Yake, who was a board member of the group he now leads, said he'd received training to use naloxone about seven months before that nerve-wracking incident when fentanyl was becoming a culprit in a growing number of overdose deaths.
Yake said the overdose crisis means anyone who knows an illicit drug user should also know how to use naloxone.
The Mental Health and Addictions Ministry says 114,170 kits have been distributed since 2012 through pharmacies, public health units and community agencies that work with drug users.
“I kept thinking, 'What if we didn't have it?' ” Yake said. “And just the feeling that somebody's life was in my hands.”
British Columbia's largest health authority is also urging people to ensure they know how to use naloxone.
Dr. Aamir Bharmal, medical health officer of Fraser Health, said family members or friends of someone who uses illicit opioids may have picked up a naloxone kit but they need to practise how to administer the potentially life-saving drug.

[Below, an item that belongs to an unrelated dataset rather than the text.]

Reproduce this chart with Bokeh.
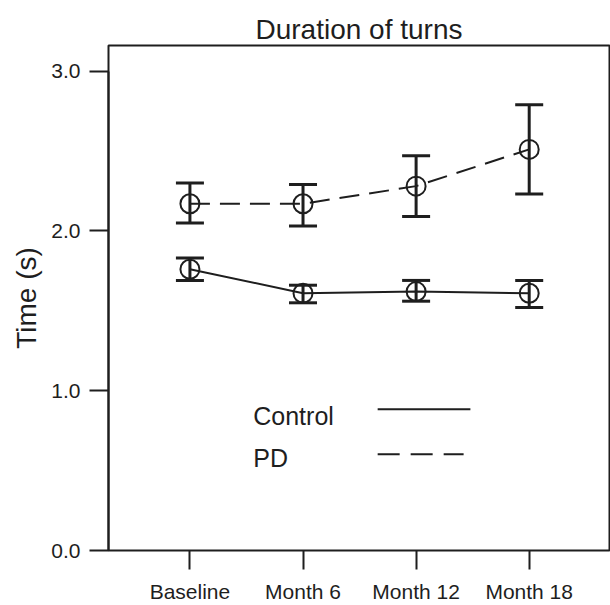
from bokeh.plotting import figure
from bokeh.models import (ColumnDataSource, Range1d, FixedTicker, Whisker, TeeHead)
from bokeh.core.properties import value
from bokeh.embed import file_html
from bokeh.resources import INLINE

# ---- data ----
categories = ["Baseline", "Month 6", "Month 12", "Month 18"]
control_mean = [1.76, 1.61, 1.62, 1.61]
control_upper = [1.83, 1.66, 1.69, 1.69]
control_lower = [1.69, 1.55, 1.56, 1.52]
pd_mean = [2.17, 2.17, 2.28, 2.51]
pd_upper = [2.30, 2.29, 2.47, 2.79]
pd_lower = [2.05, 2.03, 2.09, 2.23]
y_ticks = [0.0, 1.0, 2.0, 3.0]
y_tick_labels = ["0.0", "1.0", "2.0", "3.0"]

FONT = value("Liberation Sans")
INK = "#1e1e1e"

xpos = list(range(1, len(categories) + 1))

p = figure(width=610, height=605, output_backend="svg", toolbar_location=None,
           x_range=Range1d(0.28, 4.71), y_range=Range1d(0, 3.16),
           min_border_left=108, min_border_right=1, min_border_top=45,
           min_border_bottom=54, title="Duration of turns")

p.title.text_font = "Liberation Sans"
p.title.text_font_size = "28px"
p.title.text_font_style = "normal"
p.title.align = "center"
p.title.text_color = INK
p.title.standoff = 2

p.grid.visible = False
p.background_fill_color = "white"
p.border_fill_color = "white"
p.outline_line_color = INK
p.outline_line_width = 2

# x axis
xa = p.xaxis[0]
xa.ticker = FixedTicker(ticks=xpos)
xa.major_label_overrides = {x: c for x, c in zip(xpos, categories)}
xa.axis_line_color = None
xa.major_tick_out = 19
xa.major_tick_in = 0
xa.major_tick_line_width = 2
xa.major_tick_line_color = INK
xa.minor_tick_line_color = None
xa.major_label_text_font = "Liberation Sans"
xa.major_label_text_font_size = "21px"
xa.major_label_text_color = INK
xa.major_label_standoff = 10

# y axis
ya = p.yaxis[0]
ya.ticker = FixedTicker(ticks=y_ticks)
ya.major_label_overrides = {t: s for t, s in zip(y_ticks, y_tick_labels)}
ya.bounds = (0, 3)
ya.axis_line_color = INK
ya.axis_line_width = 2
ya.major_tick_out = 19
ya.major_tick_in = 0
ya.major_tick_line_width = 2
ya.major_tick_line_color = INK
ya.minor_tick_line_color = None
ya.major_label_text_font = "Liberation Sans"
ya.major_label_text_font_size = "21px"
ya.major_label_text_color = INK
ya.major_label_standoff = 9
ya.axis_label = "Time (s)"
ya.axis_label_text_font = "Liberation Sans"
ya.axis_label_text_font_size = "28px"
ya.axis_label_text_font_style = "normal"
ya.axis_label_text_color = INK
ya.axis_label_standoff = 6

ctrl = ColumnDataSource(dict(x=xpos, y=control_mean, upper=control_upper, lower=control_lower))
pdsrc = ColumnDataSource(dict(x=xpos, y=pd_mean, upper=pd_upper, lower=pd_lower))

# lines
p.line("x", "y", source=ctrl, line_color=INK, line_width=2)
p.line("x", "y", source=pdsrc, line_color=INK, line_width=2, line_dash="20 10")

# error bars
for src in (ctrl, pdsrc):
    w = Whisker(base="x", upper="upper", lower="lower", source=src,
                line_color=INK, line_width=3,
                upper_head=TeeHead(size=28, line_width=3, line_color=INK),
                lower_head=TeeHead(size=28, line_width=3, line_color=INK))
    p.add_layout(w)

# open circles
for src in (ctrl, pdsrc):
    p.scatter("x", "y", source=src, marker="circle", size=19,
              fill_color=None, line_color=INK, line_width=2)

# legend (label on the left, line sample on the right)
legend_labels = ["Control", "PD"]
legend_text_x = [1.56, 1.56]
legend_text_y = [0.84, 0.578]
legend_line_x0 = [2.66, 2.66]
legend_line_x1 = [3.48, 3.42]
legend_line_y = [0.884, 0.603]
legend_dash = ["solid", "22 11"]

p.text(x=legend_text_x, y=legend_text_y, text=legend_labels,
       text_font=FONT, text_font_size="25px", text_color=INK,
       text_align="left", text_baseline="alphabetic")
for i in range(len(legend_labels)):
    p.line([legend_line_x0[i], legend_line_x1[i]], [legend_line_y[i], legend_line_y[i]],
           line_color=INK, line_width=2, line_dash=legend_dash[i])

open("out.html", "w").write(file_html(p, INLINE))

Nearly 62,000 kits were handed out last year alone, when 1,450 people in B.C. fatally overdosed on opioids, such as heroin, fentanyl and oxycodone.
The kits include three one-milligram ampules of the medication, along with a syringe and a breathing mask to provide an overdose victim with breaths if they are unresponsive.
“People may have received a kit or picked up a kit months or even years ago and they may not have had an opportunity to use it,” Bharmal said. “Just like we do for first aid or for fire drills, we want to make sure people have a refresher so they know what to do.”
Bharmal said Fraser Health will hold practice drills for its staff next week to refresh their skills and also encourages the public to join an online demonstration on its Facebook page on Monday afternoon. Experts will be available to answer questions and provide information as part of the health authority's activities leading to International Overdose Awareness Day on Aug. 31.
Bharmal said anyone who witnesses an overdose should call an ambulance before administering naloxone.
He encouraged those with naloxone kits to watch an online video that provides step-by-step instructions using the acronym SAVE ME. It stands for stimulating a person who may have overdosed to try and wake them; clearing the airway of any food or other content; ventilating the person by providing one breath every five seconds; evaluating the situation to determine if breathing has improved; injecting a dose of the medicine into a large muscle and evaluating again.
Breaths should be administered using the breathing mask in the kit. It is placed over the face as one breath is given every five seconds to prevent brain damage due to lack of oxygen.
Naloxone typically works in three to five minutes but a second or even third dose may be required.